[Begin Information supplied]

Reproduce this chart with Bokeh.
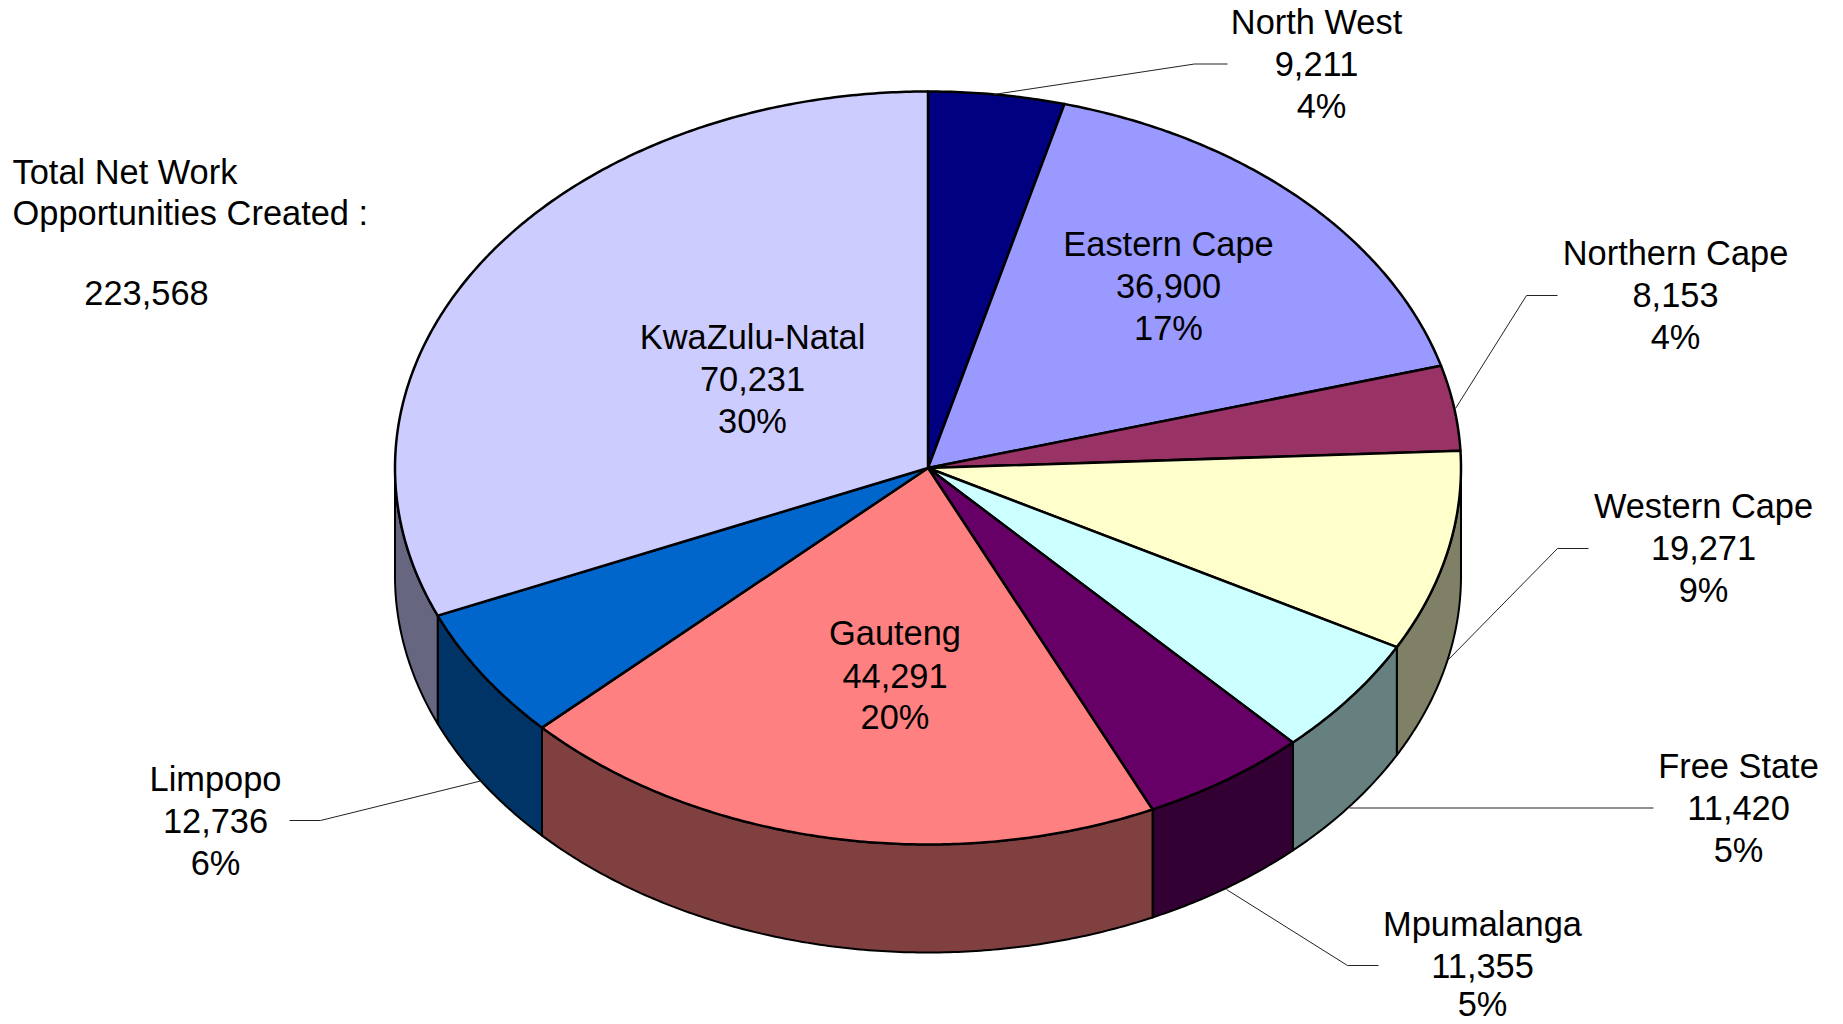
from bokeh.plotting import figure
from bokeh.models import ColumnDataSource, Range1d
from bokeh.core.properties import value
from bokeh.embed import file_html
from bokeh.resources import INLINE
import numpy as np

regions = ["North West", "Eastern Cape", "Northern Cape", "Western Cape", "Free State",
           "Mpumalanga", "Gauteng", "Limpopo", "KwaZulu-Natal"]
jobs = [9211, 36900, 8153, 19271, 11420, 11355, 44291, 12736, 70231]
percents = [4, 17, 4, 9, 5, 5, 20, 6, 30]
top_colors = ["#000080", "#9999FF", "#993366", "#FFFFCC", "#CCFFFF",
              "#660066", "#FF8080", "#0066CC", "#CCCCFF"]
side_colors = ["#000040", "#4C4C80", "#4C1933", "#808066", "#668080",
               "#330033", "#804040", "#003366", "#666680"]
total_lines = ["Total Net Work", "Opportunities Created :", "223,568"]

# Layout (page pixels)
W, H = 1843, 1024
CX, CY, RX, RY, DEPTH = 927.5, 467.5, 533.0, 376.5, 108.0
FONT = "Liberation Sans"
SIZE = "34.4px"
label_lines = {   # three line centres for each region: (x, y) per line
    "North West": [(1316, 21), (1316, 63.5), (1321, 105)],
    "Eastern Cape": [(1168, 243.5), (1168, 285.5), (1168, 327)],
    "Northern Cape": [(1675, 252.5), (1675, 294.5), (1675, 336)],
    "Western Cape": [(1703, 505.5), (1703, 547.5), (1703, 589.5)],
    "Free State": [(1738, 765.5), (1738, 807.5), (1738, 849)],
    "Mpumalanga": [(1482, 923), (1482, 965), (1482, 1003.5)],
    "Gauteng": [(894.5, 632.5), (894.5, 675), (894.5, 716.5)],
    "Limpopo": [(215, 778), (215, 820), (215, 862)],
    "KwaZulu-Natal": [(752, 336.5), (752, 378), (752, 420)],
}
leaders = [
    ([993, 1194, 1227], [94, 63.5, 63.5]),
    ([1455, 1526, 1557], [408, 295, 295]),
    ([1448, 1557, 1588], [659, 548, 548]),
    ([1349, 1653], [807.5, 807.5]),
    ([1226, 1347, 1378], [889, 965, 965]),
    ([480, 320, 289], [780.5, 820, 820]),
]
total_pos = [(12, 171), (12, 212), (146, 292)]

p = figure(width=W, height=H, x_range=Range1d(0, W), y_range=Range1d(H, 0),
           output_backend="svg", toolbar_location=None, min_border=0)
p.axis.visible = False
p.grid.visible = False
p.outline_line_color = None
p.background_fill_color = "white"

edges = np.concatenate([[0], np.cumsum(jobs)]) / np.sum(jobs) * 2 * np.pi


def rim(a0, a1, dy=0.0):
    t = np.linspace(a0, a1, max(3, int((a1 - a0) * 120)))
    return CX + RX * np.sin(t), CY - RY * np.cos(t) + dy


# Side walls: only the front half of the rim (clockwise angles 90 to 270 degrees)
sx, sy, sc = [], [], []
lo, hi = np.pi / 2, 3 * np.pi / 2
for i in range(len(jobs)):
    a0, a1 = max(edges[i], lo), min(edges[i + 1], hi)
    if a1 <= a0:
        continue
    xt, yt = rim(a0, a1)
    xb, yb = rim(a0, a1, DEPTH)
    sx.append(np.concatenate([xt, xb[::-1]]).tolist())
    sy.append(np.concatenate([yt, yb[::-1]]).tolist())
    sc.append(side_colors[i])
p.patches("x", "y", source=ColumnDataSource(dict(x=sx, y=sy, c=sc)),
          fill_color="c", line_color="black", line_width=2, line_join="round")

# Top face
tx, ty = [], []
for i in range(len(jobs)):
    x, y = rim(edges[i], edges[i + 1])
    tx.append([CX] + x.tolist())
    ty.append([CY] + y.tolist())
p.patches("x", "y", source=ColumnDataSource(dict(x=tx, y=ty, c=top_colors)),
          fill_color="c", line_color="black", line_width=2.5, line_join="round")

# Leader lines
p.multi_line([l[0] for l in leaders], [l[1] for l in leaders], line_color="#222222", line_width=1)

# Labels
lx, ly, lt = [], [], []
for name, v, pc in zip(regions, jobs, percents):
    for (x, y), s in zip(label_lines[name], [name, f"{v:,}", f"{pc}%"]):
        lx.append(x); ly.append(y); lt.append(s)
p.text(lx, ly, text=lt, text_font=value(FONT), text_font_size=value(SIZE), text_color="black",
       text_align="center", text_baseline="middle")

p.text([q[0] for q in total_pos[:2]], [q[1] for q in total_pos[:2]], text=total_lines[:2],
       text_font=value(FONT), text_font_size=value(SIZE), text_color="black",
       text_align="left", text_baseline="middle")
p.text([total_pos[2][0]], [total_pos[2][1]], text=[total_lines[2]],
       text_font=value(FONT), text_font_size=value(SIZE), text_color="black",
       text_align="center", text_baseline="middle")

open("out.html", "w").write(file_html(p, INLINE))
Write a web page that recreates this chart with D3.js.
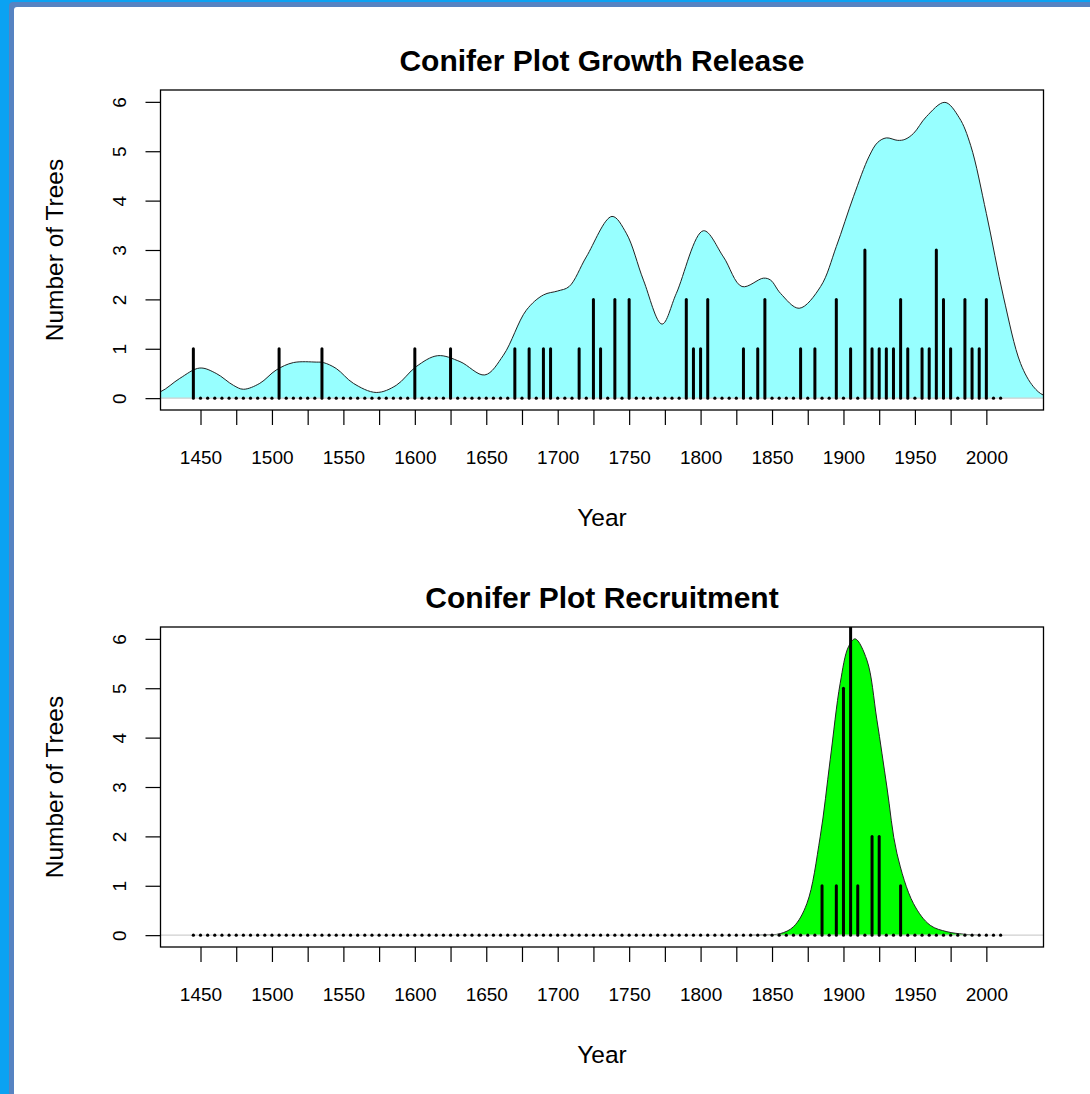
<!DOCTYPE html>
<html><head><meta charset="utf-8">
<script src="https://cdn.jsdelivr.net/npm/d3@7"></script>
<style>
body{margin:0;background:#fff;overflow:hidden}
svg{display:block}
text{font-family:"Liberation Sans",Arial,Helvetica,sans-serif;fill:#000}
</style>
</head><body>
<script>
// ---------- data ----------
const binYears = d3.range(1445, 2011, 5);           // 5-year bins shown on the axis
const xTicks = d3.range(1450, 2001, 25);
const xTickLabels = xTicks.map(v => v % 50 === 0 ? String(v) : "");
const yTicks = [0, 1, 2, 3, 4, 5, 6];

const releaseYears  = [1445,1505,1535,1600,1625,1670,1680,1690,1695,1715,1725,1730,1740,1750,1790,1795,1800,1805,1830,1840,1845,1870,1880,1895,1905,1915,1920,1925,1930,1935,1940,1945,1955,1960,1965,1970,1975,1985,1990,1995,2000];
const releaseCounts = [1,1,1,1,1,1,1,1,1,1,2,1,2,2,2,1,1,2,1,1,2,1,1,2,1,3,1,1,1,1,2,1,1,1,3,2,1,2,1,1,2];

const recruitYears  = [1885,1895,1900,1905,1910,1920,1925,1940];
const recruitCounts = [1,1,5,7,1,2,2,1];

// smoothed curves
const releaseCurveYears = [1410,1422,1435.5,1449.5,1461,1473,1480,1491.5,1503,1515,1531,1536,1545,1557,1573,1587,1601,1616,1631.6,1649,1662,1678,1690,1700,1708,1720,1738,1748,1760,1773,1783,1802,1816,1829,1844,1849,1856,1869,1884,1895,1907,1918,1924,1930,1938,1943,1949,1958,1971,1981,1989,2000,2012,2024,2033,2040,2050];
const releaseCurveVals  = [0.05,0.13,0.40,0.61,0.50,0.26,0.18,0.30,0.57,0.72,0.73,0.72,0.60,0.30,0.115,0.26,0.64,0.86,0.74,0.47,0.87,1.78,2.09,2.17,2.26,2.86,3.68,3.34,2.39,1.50,2.12,3.39,2.86,2.26,2.43,2.39,2.12,1.82,2.26,3.07,4.08,4.90,5.18,5.27,5.22,5.24,5.36,5.70,5.99,5.68,5.12,3.74,2.05,0.70,0.23,0.06,0.01];

const recruitCurveYears = [1835,1845,1855.7,1865,1874.4,1883.7,1890.7,1897.7,1903.5,1908.2,1916.4,1923.4,1930.4,1937.4,1949,1960.7,1972.4,1984,1995];
const recruitCurveVals  = [0.0,0.005,0.03,0.17,0.64,1.99,3.55,5.10,5.84,6.00,5.57,4.36,3.00,1.66,0.64,0.20,0.07,0.02,0.0];

const panels = [
  {title:"Conifer Plot Growth Release", years:releaseYears, counts:releaseCounts,
   cy:releaseCurveYears, cv:releaseCurveVals, fill:"#97FFFF", top:90, bottom:410},
  {title:"Conifer Plot Recruitment", years:recruitYears, counts:recruitCounts,
   cy:recruitCurveYears, cv:recruitCurveVals, fill:"#00FF00", top:627, bottom:947}
];

// ---------- drawing ----------
const W = 1090, H = 1094;
const svg = d3.select("body").append("svg").attr("width", W).attr("height", H);

// window frame
svg.append("rect").attr("x",0).attr("y",0).attr("width",W).attr("height",H).attr("fill","#0BA2F2");
svg.append("rect").attr("x",9).attr("y",2).attr("width",W).attr("height",H).attr("rx",4).attr("fill","#5683C2");
svg.append("rect").attr("x",14).attr("y",7).attr("width",W).attr("height",H).attr("rx",3).attr("fill","#ffffff");

const left = 160.5, right = 1043.5;
const x = d3.scaleLinear().domain([1422, 2040]).range([left, right]);
const curve = d3.curveCatmullRom.alpha(0.5);

panels.forEach((p, i) => {
  const y = d3.scaleLinear().domain([-0.24, 6.24]).range([p.bottom, p.top]);
  const g = svg.append("g");
  const clipId = "clip" + i;
  svg.append("clipPath").attr("id", clipId).append("rect")
    .attr("x", left).attr("y", p.top).attr("width", right - left).attr("height", p.bottom - p.top);
  const inner = g.append("g").attr("clip-path", `url(#${clipId})`);

  const pts = p.cy.map((yr, k) => [yr, p.cv[k]]);
  const area = d3.area().x(d => x(d[0])).y0(y(0)).y1(d => y(Math.max(0, d[1]))).curve(curve);
  const line = d3.line().x(d => x(d[0])).y(d => y(d[1])).curve(curve);
  inner.append("path").attr("d", area(pts)).attr("fill", p.fill);
  inner.append("path").attr("d", line(pts)).attr("fill", "none").attr("stroke", "#222").attr("stroke-width", 1);

  // zero reference line
  inner.append("line").attr("x1", left).attr("x2", right).attr("y1", y(0)).attr("y2", y(0))
    .attr("stroke", "#cfcfcf").attr("stroke-width", 1.2);

  // bars
  const countMap = new Map(p.years.map((yr, k) => [yr, p.counts[k]]));
  inner.selectAll("line.bar").data(p.years).enter().append("line").attr("class","bar")
    .attr("x1", d => x(d)).attr("x2", d => x(d))
    .attr("y1", y(0)).attr("y2", d => y(countMap.get(d)))
    .attr("stroke", "#000").attr("stroke-width", 3).attr("stroke-linecap", "round");
  // zero bins as dots
  inner.selectAll("circle.dot").data(binYears.filter(d => !countMap.has(d))).enter().append("circle")
    .attr("cx", d => x(d)).attr("cy", y(0)).attr("r", 1.6).attr("fill", "#000");

  // box
  g.append("rect").attr("x", left).attr("y", p.top).attr("width", right - left).attr("height", p.bottom - p.top)
    .attr("fill", "none").attr("stroke", "#000").attr("stroke-width", 1.3);

  // x axis
  const xAxis = d3.axisBottom(x).tickValues(xTicks).tickSize(15).tickPadding(26)
    .tickFormat((d, k) => xTickLabels[k]);
  const xa = g.append("g").attr("transform", `translate(0,${p.bottom})`).call(xAxis);
  xa.select(".domain").remove();
  xa.selectAll("line").attr("stroke", "#000").attr("stroke-width", 1.2);
  xa.selectAll("text").attr("font-size", 19).attr("font-family", '"Liberation Sans",Arial,sans-serif').attr("fill","#000");

  // y axis
  const yAxis = d3.axisLeft(y).tickValues(yTicks).tickSize(15).tickFormat(d3.format("d"));
  const ya = g.append("g").attr("transform", `translate(${left},0)`).call(yAxis);
  ya.select(".domain").remove();
  ya.selectAll("line").attr("stroke", "#000").attr("stroke-width", 1.2);
  ya.selectAll("text").attr("font-size", 19).attr("font-family", '"Liberation Sans",Arial,sans-serif').attr("fill","#000")
    .attr("x", null)
    .attr("text-anchor", "middle")
    .attr("transform", "translate(-35,0) rotate(-90)")
    .attr("dy", "0");

  // titles
  g.append("text").attr("x", (left + right) / 2).attr("y", p.top - 19)
    .attr("text-anchor", "middle").attr("font-weight", "bold").attr("font-size", 30).text(p.title);
  g.append("text").attr("x", (left + right) / 2).attr("y", p.bottom + 116)
    .attr("text-anchor", "middle").attr("font-size", 24.5).text("Year");
  g.append("text").attr("transform", `translate(63,${(p.top + p.bottom) / 2}) rotate(-90)`)
    .attr("text-anchor", "middle").attr("font-size", 24.5).text("Number of Trees");
});
</script>
</body></html>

[End Information supplied]

Objective: Leave the pictures out and copy exactly the lines from the one with "Write a web" through the one with "const recruitCounts = [1,1,5,7,1,2,2,1];", nothing more.

Exercise answer:
Write a web page that recreates this chart with D3.js.
<!DOCTYPE html>
<html><head><meta charset="utf-8">
<script src="https://cdn.jsdelivr.net/npm/d3@7"></script>
<style>
body{margin:0;background:#fff;overflow:hidden}
svg{display:block}
text{font-family:"Liberation Sans",Arial,Helvetica,sans-serif;fill:#000}
</style>
</head><body>
<script>
// ---------- data ----------
const binYears = d3.range(1445, 2011, 5);           // 5-year bins shown on the axis
const xTicks = d3.range(1450, 2001, 25);
const xTickLabels = xTicks.map(v => v % 50 === 0 ? String(v) : "");
const yTicks = [0, 1, 2, 3, 4, 5, 6];

const releaseYears  = [1445,1505,1535,1600,1625,1670,1680,1690,1695,1715,1725,1730,1740,1750,1790,1795,1800,1805,1830,1840,1845,1870,1880,1895,1905,1915,1920,1925,1930,1935,1940,1945,1955,1960,1965,1970,1975,1985,1990,1995,2000];
const releaseCounts = [1,1,1,1,1,1,1,1,1,1,2,1,2,2,2,1,1,2,1,1,2,1,1,2,1,3,1,1,1,1,2,1,1,1,3,2,1,2,1,1,2];

const recruitYears  = [1885,1895,1900,1905,1910,1920,1925,1940];
const recruitCounts = [1,1,5,7,1,2,2,1];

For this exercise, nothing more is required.